Parece acontecer aqui, e no percurso já longo da artista, uma gradual aproximação ao âmago do acontecimento, seu centro físico, sua origem. Pois se o seu trabalho revelava o resultado pictórico de eventos e manifestações registrados no seu olhar o mundo; agora surge um fazer mais delicado e artesanal, noutro sensível; resultado do encontro com esse mesmo centro. Este centro é, ou torna-se aqui, e claramente reunidos: dispersão e fonte, intenção e forma, corpo e função, lazer e essência. Apetece dizer que, ao contrário de se deixar levar por percursos e passeios lógicos e inócuos pela própria obra, a artista recua em profundidade, avançando: aproximando-se e dando o íntimo corpo que é seu, a esse manancial etéreo de cuja natureza nos foi, ao longo dos anos, sussurrando e discorrendo.
Podemos afirmar que se aqui arriscamos essa difusa fonte enquanto origem de sua obra, com maior firmeza dizemos que para onde esta vai e seguirá será mistério a ser desvendado com incerteza e parcimônia. E talvez seja esta a grande qualidade processual a que assistimos nesta mostra: o raro momento de intersecção e cruzamento entre um passado de leitura do real, e o futuro da sua nova escrita que aqui a artista esboça.
Onde antes se descrevia inventando, agora se cria a construir; onde se cantavam qualidades agora se afirma a realidade, sempre em seu forte potencial infinito. Por fim, o eterno bailado hipnótico da côr e forma, deu lugar ao sumário espesso do que tudo cria: barro, mão, orgão.

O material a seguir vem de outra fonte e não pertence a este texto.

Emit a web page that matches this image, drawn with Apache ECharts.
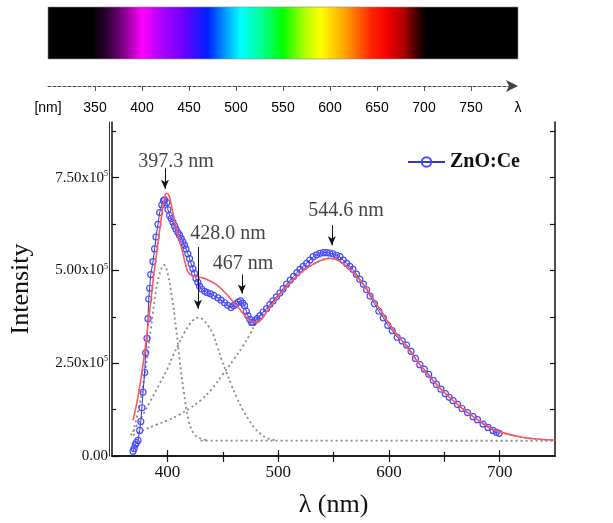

Para nós que agora olhamos, mais de longe a querer ver, esta é a fundamental lição de (des)educar o olhar. Talvez para um dia, depois, melhor o (re)criar. Nas palavras de Gabriela Machado, é esse “Olhar Viajante” que aqui se nos apresenta. Orgânico, mais solto, mais fundo e transformado, agora talvez, em Criando Sempre.